Листаю сообщения в почте в поисках фотографий, которые мне присылала Джемма с почты Джека (раньше они были у меня в телефоне, но я давно все стерла), и в голову закрадывается подозрение, а вдруг я ошиблась. Я слышала о таком: когда слишком концентрируешься на одном человеке, то начинаешь видеть его везде. Уэсли может оказаться совсем не похож на Джека, но мой изможденный мозг выжат как губка после долгого и тяжелого дня, так что это просто галлюцинации. Линии передач между глазами и нейронными связями распилили обитающие на чердаке дикие еноты.
Или нет.
– Ага! – Торжествующе показываю им телефон. Вот она, моя любимая черно-белая фотография Джека Макбрайда. Это он. Точно он! Да, с щетиной и без смокинга, но я же права. Господь и все его архангелы.
Уэсли медленно переводит взгляд с экрана на меня, такое быстро расцветившееся монохромное изображение. Наблюдаю за сменяющимися в его прекрасных карих глазах эмоциями и мыслями, точно альбом листаю. В самом деле, эти глаза – что-то невероятное. Они как поблескивающие камушки на речном дне. Как бронзовые монетки. Как кожаная обложка дневника грустного чувствительного эмпата, пишущего стихи о потерянных возлюбленных…
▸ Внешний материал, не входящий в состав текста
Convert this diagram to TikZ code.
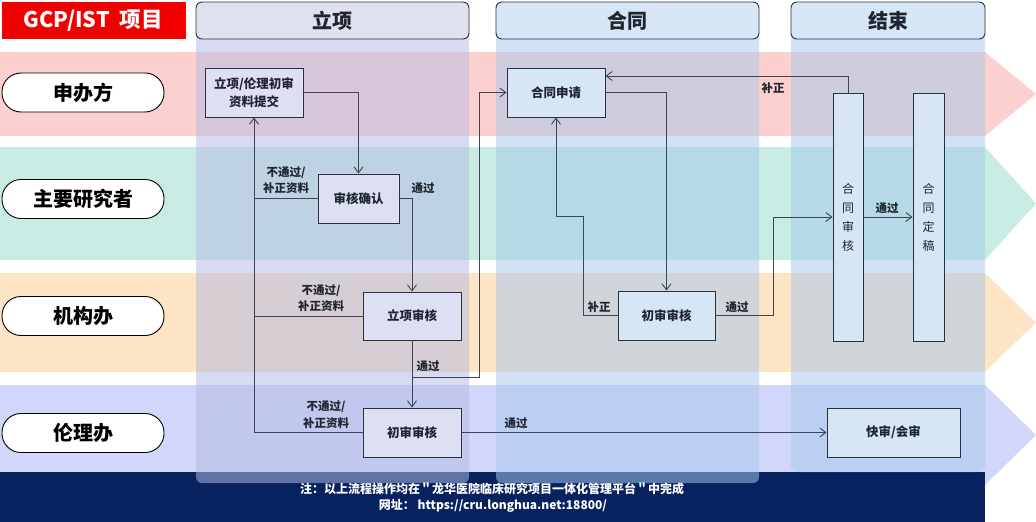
\documentclass[tikz,border=0pt]{standalone}
\usepackage{fontspec}
\setmainfont{Noto Sans CJK SC}
\usetikzlibrary{arrows.meta}
\definecolor{lanepink}{HTML}{FDD0D0}
\definecolor{laneteal}{HTML}{C8ECE4}
\definecolor{laneorange}{HTML}{FDE4C4}
\definecolor{lanelav}{HTML}{D2D6FA}
\definecolor{footnavy}{HTML}{07225F}
\definecolor{titlered}{HTML}{F00000}
\definecolor{colLx}{HTML}{B5BBE2}
\definecolor{colHt}{HTML}{A6C9EB}
\definecolor{hdLx}{HTML}{DFE1EF}
\definecolor{hdHt}{HTML}{D6E6F4}
\definecolor{boxLx}{HTML}{DDE0F2}
\definecolor{boxHt}{HTML}{D6E6F5}
\definecolor{edgegray}{HTML}{2A313C}
\definecolor{linegray}{HTML}{3D4652}
\definecolor{txtdark}{HTML}{1F2630}
\begin{document}
\begin{tikzpicture}[x=1pt,y=-1pt,
  colbody/.style={fill opacity=0.52, rounded corners=6pt},
  header/.style={draw=edgegray, line width=0.9pt, rounded corners=6pt},
  hdtext/.style={font=\fontsize{20}{24}\selectfont\bfseries, text=txtdark},
  pill/.style={draw=black, fill=white, line width=0.9pt, rounded corners=19pt,
    minimum width=162pt, minimum height=39pt, inner sep=0pt,
    font=\fontsize{20}{24}\selectfont\bfseries, text=black},
  procbox/.style={draw=edgegray, line width=0.9pt, inner sep=0pt, align=center,
    font=\fontsize{12.5}{18}\selectfont\bfseries, text=txtdark},
  vbox/.style={draw=edgegray, line width=0.9pt, inner sep=0pt, align=center,
    fill=boxHt, font=\fontsize{12}{19}\selectfont, text=txtdark},
  lbl/.style={font=\fontsize{11.5}{16.5}\selectfont\bfseries, text=txtdark, align=center, inner sep=0pt},
  foot/.style={font=\fontsize{12}{14}\selectfont\bfseries, text=white},
  conn/.style={draw=linegray, line width=0.9pt},
  arr/.style={conn, -{Straight Barb[length=6pt,width=9pt]}}
]
\useasboundingbox (0,0) rectangle (1036,522);
\fill[white] (0,0) rectangle (1036,522);

% lanes
\fill[lanepink]   (0,52)  -- (985,52)  -- (1036,94)    -- (985,136) -- (0,136) -- cycle;
\fill[laneteal]   (0,147) -- (985,147) -- (1036,203.5) -- (985,260) -- (0,260) -- cycle;
\fill[laneorange] (0,273) -- (985,273) -- (1036,322.5) -- (985,372) -- (0,372) -- cycle;
\fill[lanelav]    (0,385) -- (985,385) -- (1036,435)   -- (985,485) -- (0,485) -- cycle;

% footer
\fill[footnavy] (0,472) rectangle (985,522);

% column bodies
\fill[colLx, colbody] (196,2) rectangle (469,483);
\fill[colHt, colbody] (496,2) rectangle (759,483);
\fill[colHt, colbody] (791,2) rectangle (985,472);

% title
\fill[titlered] (2,2) rectangle (186,39);
\node[font=\fontsize{21.5}{25}\selectfont\bfseries, text=white] (title) at (93,20.5) {GCP/IST\ \ 项目};

% headers
\filldraw[hdLx, header] (196,2) rectangle (469,39);
\filldraw[hdHt, header] (496,2) rectangle (759,39);
\filldraw[hdHt, header] (791,2) rectangle (985,39);
\node[hdtext] (hlx) at (332.5,20.5) {立项};
\node[hdtext] (hht) at (627.5,20.5) {合同};
\node[hdtext] (hjs) at (888,20.5) {结束};

% lane labels
\node[pill] (l1) at (83,92.5) {申办方};
\node[pill] (l2) at (83,199) {主要研究者};
\node[pill] (l3) at (83,316) {机构办};
\node[pill] (l4) at (83,433) {伦理办};

% boxes
\node[procbox, fill=boxLx, minimum width=98pt, minimum height=49pt] (sub) at (254,92.5) {立项/伦理初审\\资料提交};
\node[procbox, fill=boxLx, minimum width=81pt, minimum height=49pt] (confirm) at (358.5,198.5) {审核确认};
\node[procbox, fill=boxLx, minimum width=98pt, minimum height=48pt] (lxsh) at (412,316) {立项审核};
\node[procbox, fill=boxLx, minimum width=98pt, minimum height=49pt] (ethrev) at (412,432.5) {初审审核};
\node[procbox, fill=boxHt, minimum width=98pt, minimum height=49pt] (htsq) at (556,92.5) {合同申请};
\node[procbox, fill=boxHt, minimum width=97pt, minimum height=49pt] (htrev) at (666.5,315.5) {初审审核};
\node[vbox, minimum width=30pt, minimum height=248pt] (htsh) at (848,217) {合\\同\\审\\核};
\node[vbox, minimum width=31pt, minimum height=248pt] (htdg) at (928.5,217) {合\\同\\定\\稿};
\node[procbox, fill=boxHt, minimum width=133pt, minimum height=49pt] (kshs) at (893.5,432.5) {快审/会审};

% junction coordinates
\coordinate (j1) at (412,377);
\coordinate (j2) at (479,377);
\coordinate (k1) at (583,216);
\coordinate (k2) at (773,217);
\coordinate (k3) at (848,76);

% connectors
\draw[arr] (sub.east) -| (confirm.north);
\draw[arr] (confirm.east) -| (lxsh.north);
\draw[arr] (lxsh.south) -- (ethrev.north);
\draw[arr] (j1) -- (j2) |- (htsq.west);
\draw[arr] (ethrev.west) -| (sub.south);
\draw[conn] (lxsh.west) -- (lxsh.west -| sub.south);
\draw[conn] (confirm.west) -- (confirm.west -| sub.south);
\draw[arr] (ethrev.east) -- (kshs.west);
\draw[arr] (htsq.east) -| (htrev.north);
\draw[arr] (htrev.west) -| (k1) -| (htsq.south);
\draw[arr] (htrev.east) -| (k2) -- (htsh.west);
\draw[arr] (htsh.east) -- (htsh.east -| htdg.west);
\draw[arr] (htsh.north) -- (k3) -- (k3 -| htsq.east);

% connector labels
\node[lbl] (t1) at (286,180) {不通过/\\补正资料};
\node[lbl] (t2) at (321,298) {不通过/\\补正资料};
\node[lbl] (t3) at (326,414.5) {不通过/\\补正资料};
\node[lbl] (p1) at (423,188) {通过};
\node[lbl] (p2) at (428,366) {通过};
\node[lbl] (p3) at (516,423) {通过};
\node[lbl] (b1) at (599,307) {补正};
\node[lbl] (p4) at (737,307) {通过};
\node[lbl] (p5) at (887,208) {通过};
\node[lbl] (b2) at (773,88) {补正};

% footer text
\node[foot] (f1) at (492,489) {注：以上流程操作均在＂龙华医院临床研究项目一体化管理平台＂中完成};
\node[foot] (f2) at (493,506) {网址：\ https://cru.longhua.net:18800/};
\end{tikzpicture}
\end{document}
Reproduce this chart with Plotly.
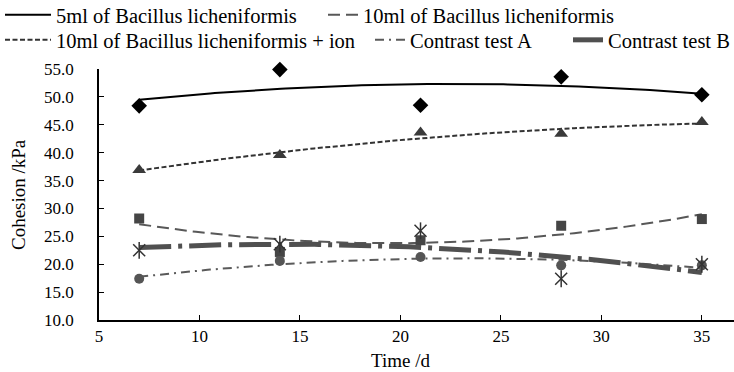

– Откуда, – медленно начинает он, вырывая меня из блуждающих размышлений, – у вас моя фотография со свадьбы моего брата?
– Это… хороший вопрос.
Медлю, будто это он должен ответить.
– Я не понимаю. Здесь никого не должно было быть. И потом, дом же просто разваливается! Что с ним случилось? Вы же тут садовник? Так и сад тоже в ужасном состоянии!
Он, нахмурившись сильнее, уже открывает рот, но я продолжаю, не оставив ему шанса:
– Я хочу знать, кто вы, и прямо сейчас. Вы знакомы с Джеммой Петерсон? Вы с ней заодно?
– Заодно в чем? – тоже повышает голос он. – И кто такая Джемма?
– Джемма Петерсон! – С меня довольно. Больше никто не будет играть со мной как с куклой. Я ожесточенно тыкаю в телефон, пока не нахожу страничку Джеммы.
– А я тоже должна знать какую-то Джемму? – в замешательстве восклицает Рут. Уэсли пожимает плечами, но потом в его лице что-то меняется. Я вижу этот миг – тот самый, когда он узнал фотографию.